Extract word for word the lines of the listing from its start to the line holding "fig = go.Figure()", both ends kept; pictures are not part of the copy.
━━ DATA ENTRIES
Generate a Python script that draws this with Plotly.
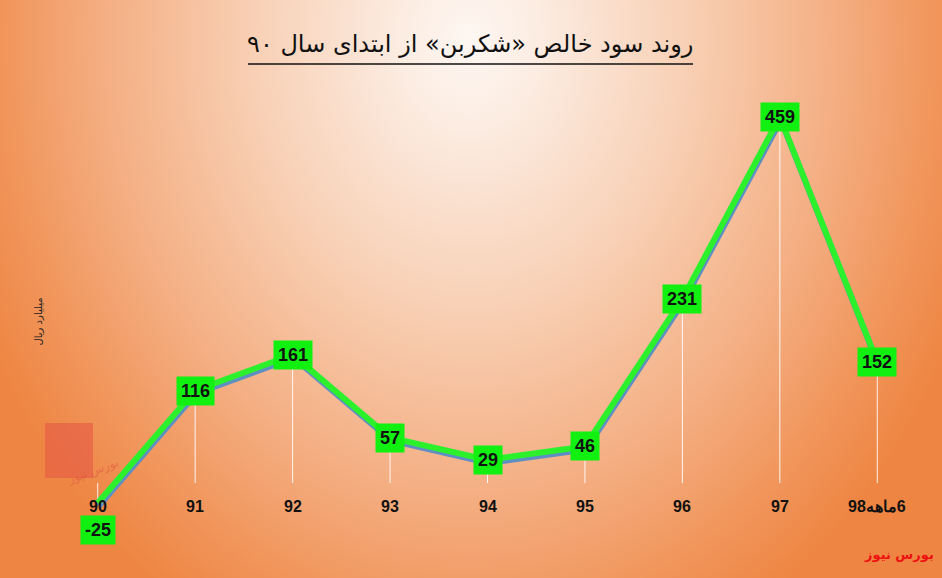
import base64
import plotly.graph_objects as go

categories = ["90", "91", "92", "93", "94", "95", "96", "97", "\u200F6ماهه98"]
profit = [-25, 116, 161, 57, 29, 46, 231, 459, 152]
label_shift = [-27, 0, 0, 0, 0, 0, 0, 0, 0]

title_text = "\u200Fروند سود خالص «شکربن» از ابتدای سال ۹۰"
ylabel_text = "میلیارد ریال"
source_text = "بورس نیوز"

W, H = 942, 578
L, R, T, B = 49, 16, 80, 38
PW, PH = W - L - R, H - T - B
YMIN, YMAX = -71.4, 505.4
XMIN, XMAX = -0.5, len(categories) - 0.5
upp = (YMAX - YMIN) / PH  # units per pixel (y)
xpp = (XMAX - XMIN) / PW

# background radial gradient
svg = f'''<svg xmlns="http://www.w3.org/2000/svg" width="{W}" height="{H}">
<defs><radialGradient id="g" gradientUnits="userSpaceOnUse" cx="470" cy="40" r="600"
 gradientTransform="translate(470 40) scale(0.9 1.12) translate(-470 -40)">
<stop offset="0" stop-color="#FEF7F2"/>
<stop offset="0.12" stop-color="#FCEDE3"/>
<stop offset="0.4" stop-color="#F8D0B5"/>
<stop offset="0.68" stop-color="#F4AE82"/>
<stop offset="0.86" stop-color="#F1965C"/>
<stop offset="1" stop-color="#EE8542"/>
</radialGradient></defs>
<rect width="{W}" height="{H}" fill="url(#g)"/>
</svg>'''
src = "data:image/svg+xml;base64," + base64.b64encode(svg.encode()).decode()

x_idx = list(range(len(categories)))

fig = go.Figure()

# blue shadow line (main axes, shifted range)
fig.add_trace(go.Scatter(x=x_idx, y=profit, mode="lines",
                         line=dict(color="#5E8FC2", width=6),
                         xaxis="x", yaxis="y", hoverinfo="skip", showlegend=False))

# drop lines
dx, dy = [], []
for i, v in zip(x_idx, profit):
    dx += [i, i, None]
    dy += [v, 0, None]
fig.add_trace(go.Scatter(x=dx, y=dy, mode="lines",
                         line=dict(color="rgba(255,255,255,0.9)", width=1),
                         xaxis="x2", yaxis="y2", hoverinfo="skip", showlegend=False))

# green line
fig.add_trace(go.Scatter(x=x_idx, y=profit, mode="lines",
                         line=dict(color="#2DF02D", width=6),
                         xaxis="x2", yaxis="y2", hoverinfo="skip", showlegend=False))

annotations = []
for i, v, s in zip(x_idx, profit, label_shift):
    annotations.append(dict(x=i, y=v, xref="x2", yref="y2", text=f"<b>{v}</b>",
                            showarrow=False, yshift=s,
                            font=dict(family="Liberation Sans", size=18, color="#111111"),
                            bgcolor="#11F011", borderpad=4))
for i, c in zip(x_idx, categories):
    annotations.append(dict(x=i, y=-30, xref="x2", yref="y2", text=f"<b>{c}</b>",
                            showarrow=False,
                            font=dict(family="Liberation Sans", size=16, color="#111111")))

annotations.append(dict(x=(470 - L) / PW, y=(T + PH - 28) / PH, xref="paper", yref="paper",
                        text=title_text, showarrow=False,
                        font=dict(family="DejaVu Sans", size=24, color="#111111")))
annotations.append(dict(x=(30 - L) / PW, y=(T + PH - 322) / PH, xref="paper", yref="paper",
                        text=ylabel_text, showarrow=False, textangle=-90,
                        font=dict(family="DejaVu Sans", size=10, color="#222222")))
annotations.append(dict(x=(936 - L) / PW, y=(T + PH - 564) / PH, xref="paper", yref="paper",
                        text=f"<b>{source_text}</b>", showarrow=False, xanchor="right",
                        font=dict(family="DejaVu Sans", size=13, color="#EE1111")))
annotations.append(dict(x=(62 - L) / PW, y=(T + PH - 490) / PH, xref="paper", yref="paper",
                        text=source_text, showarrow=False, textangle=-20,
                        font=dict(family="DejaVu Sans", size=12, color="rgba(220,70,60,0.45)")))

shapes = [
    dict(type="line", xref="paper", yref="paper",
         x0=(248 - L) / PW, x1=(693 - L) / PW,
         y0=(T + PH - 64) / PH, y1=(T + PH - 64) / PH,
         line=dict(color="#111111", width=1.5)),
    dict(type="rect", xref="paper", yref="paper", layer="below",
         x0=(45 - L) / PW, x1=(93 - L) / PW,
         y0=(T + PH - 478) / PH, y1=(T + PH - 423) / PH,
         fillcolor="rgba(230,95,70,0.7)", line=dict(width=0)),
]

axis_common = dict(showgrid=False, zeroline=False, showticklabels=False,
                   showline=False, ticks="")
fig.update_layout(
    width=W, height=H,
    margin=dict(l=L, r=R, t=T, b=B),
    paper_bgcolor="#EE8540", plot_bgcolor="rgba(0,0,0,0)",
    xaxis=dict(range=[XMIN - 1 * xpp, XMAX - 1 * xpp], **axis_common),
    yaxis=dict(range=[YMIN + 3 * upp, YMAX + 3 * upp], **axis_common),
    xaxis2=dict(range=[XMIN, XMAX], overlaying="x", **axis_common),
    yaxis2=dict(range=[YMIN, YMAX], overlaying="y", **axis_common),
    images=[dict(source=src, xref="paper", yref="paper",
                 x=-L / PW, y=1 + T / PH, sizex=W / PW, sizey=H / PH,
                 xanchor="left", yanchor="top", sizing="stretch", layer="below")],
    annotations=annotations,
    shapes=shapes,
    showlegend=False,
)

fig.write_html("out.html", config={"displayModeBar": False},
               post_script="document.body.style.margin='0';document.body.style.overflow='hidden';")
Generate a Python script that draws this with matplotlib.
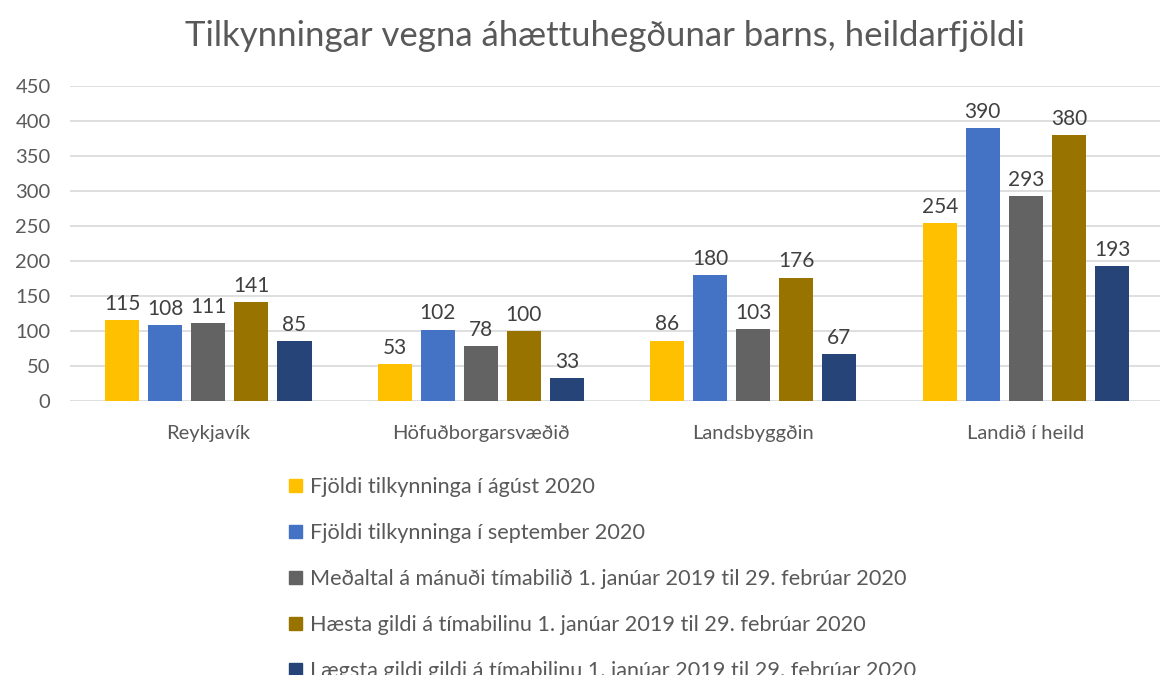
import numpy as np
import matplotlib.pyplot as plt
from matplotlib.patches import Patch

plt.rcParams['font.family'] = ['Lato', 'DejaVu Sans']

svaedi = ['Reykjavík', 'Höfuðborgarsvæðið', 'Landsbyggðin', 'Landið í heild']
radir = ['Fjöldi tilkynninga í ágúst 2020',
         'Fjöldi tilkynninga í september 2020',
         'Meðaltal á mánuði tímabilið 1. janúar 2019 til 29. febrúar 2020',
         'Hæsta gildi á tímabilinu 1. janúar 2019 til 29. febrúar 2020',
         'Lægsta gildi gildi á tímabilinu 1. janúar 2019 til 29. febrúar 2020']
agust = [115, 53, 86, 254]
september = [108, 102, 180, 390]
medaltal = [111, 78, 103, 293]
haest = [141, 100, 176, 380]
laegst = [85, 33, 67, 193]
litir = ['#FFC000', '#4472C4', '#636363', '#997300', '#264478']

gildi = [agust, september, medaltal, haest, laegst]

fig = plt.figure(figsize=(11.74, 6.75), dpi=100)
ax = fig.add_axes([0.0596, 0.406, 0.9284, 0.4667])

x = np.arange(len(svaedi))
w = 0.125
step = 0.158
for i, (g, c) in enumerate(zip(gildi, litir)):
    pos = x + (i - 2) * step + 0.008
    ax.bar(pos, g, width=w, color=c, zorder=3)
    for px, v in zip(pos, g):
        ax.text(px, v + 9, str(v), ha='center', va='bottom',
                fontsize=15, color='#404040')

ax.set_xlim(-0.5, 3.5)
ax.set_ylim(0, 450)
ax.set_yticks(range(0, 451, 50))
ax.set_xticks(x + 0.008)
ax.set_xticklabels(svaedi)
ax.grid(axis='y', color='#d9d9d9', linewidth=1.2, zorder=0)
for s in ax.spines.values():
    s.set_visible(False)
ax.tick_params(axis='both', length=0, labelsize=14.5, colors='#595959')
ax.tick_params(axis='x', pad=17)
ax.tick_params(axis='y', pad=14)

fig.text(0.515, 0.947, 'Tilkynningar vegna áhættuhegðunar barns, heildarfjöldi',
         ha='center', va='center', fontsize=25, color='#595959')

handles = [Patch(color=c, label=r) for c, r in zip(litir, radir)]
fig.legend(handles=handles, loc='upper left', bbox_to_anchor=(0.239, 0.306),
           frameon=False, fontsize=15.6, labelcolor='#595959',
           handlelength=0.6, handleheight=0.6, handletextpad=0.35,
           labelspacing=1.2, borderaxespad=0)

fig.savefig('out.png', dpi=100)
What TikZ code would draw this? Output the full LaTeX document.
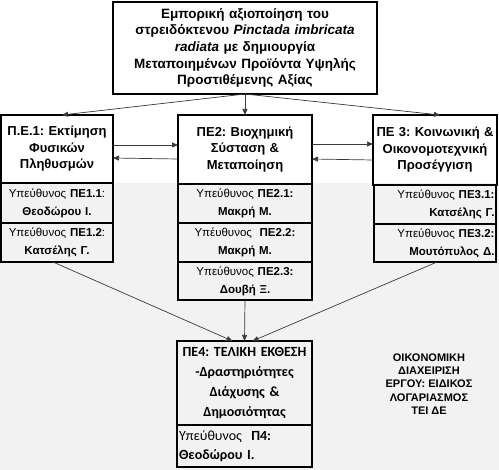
━━━━
REPLY TO THE TASK:
Generate a Python script that draws this with Plotly.
import base64
import plotly.graph_objects as go

categories = ["90", "91", "92", "93", "94", "95", "96", "97", "\u200F6ماهه98"]
profit = [-25, 116, 161, 57, 29, 46, 231, 459, 152]
label_shift = [-27, 0, 0, 0, 0, 0, 0, 0, 0]

title_text = "\u200Fروند سود خالص «شکربن» از ابتدای سال ۹۰"
ylabel_text = "میلیارد ریال"
source_text = "بورس نیوز"

W, H = 942, 578
L, R, T, B = 49, 16, 80, 38
PW, PH = W - L - R, H - T - B
YMIN, YMAX = -71.4, 505.4
XMIN, XMAX = -0.5, len(categories) - 0.5
upp = (YMAX - YMIN) / PH  # units per pixel (y)
xpp = (XMAX - XMIN) / PW

# background radial gradient
svg = f'''<svg xmlns="http://www.w3.org/2000/svg" width="{W}" height="{H}">
<defs><radialGradient id="g" gradientUnits="userSpaceOnUse" cx="470" cy="40" r="600"
 gradientTransform="translate(470 40) scale(0.9 1.12) translate(-470 -40)">
<stop offset="0" stop-color="#FEF7F2"/>
<stop offset="0.12" stop-color="#FCEDE3"/>
<stop offset="0.4" stop-color="#F8D0B5"/>
<stop offset="0.68" stop-color="#F4AE82"/>
<stop offset="0.86" stop-color="#F1965C"/>
<stop offset="1" stop-color="#EE8542"/>
</radialGradient></defs>
<rect width="{W}" height="{H}" fill="url(#g)"/>
</svg>'''
src = "data:image/svg+xml;base64," + base64.b64encode(svg.encode()).decode()

x_idx = list(range(len(categories)))

fig = go.Figure()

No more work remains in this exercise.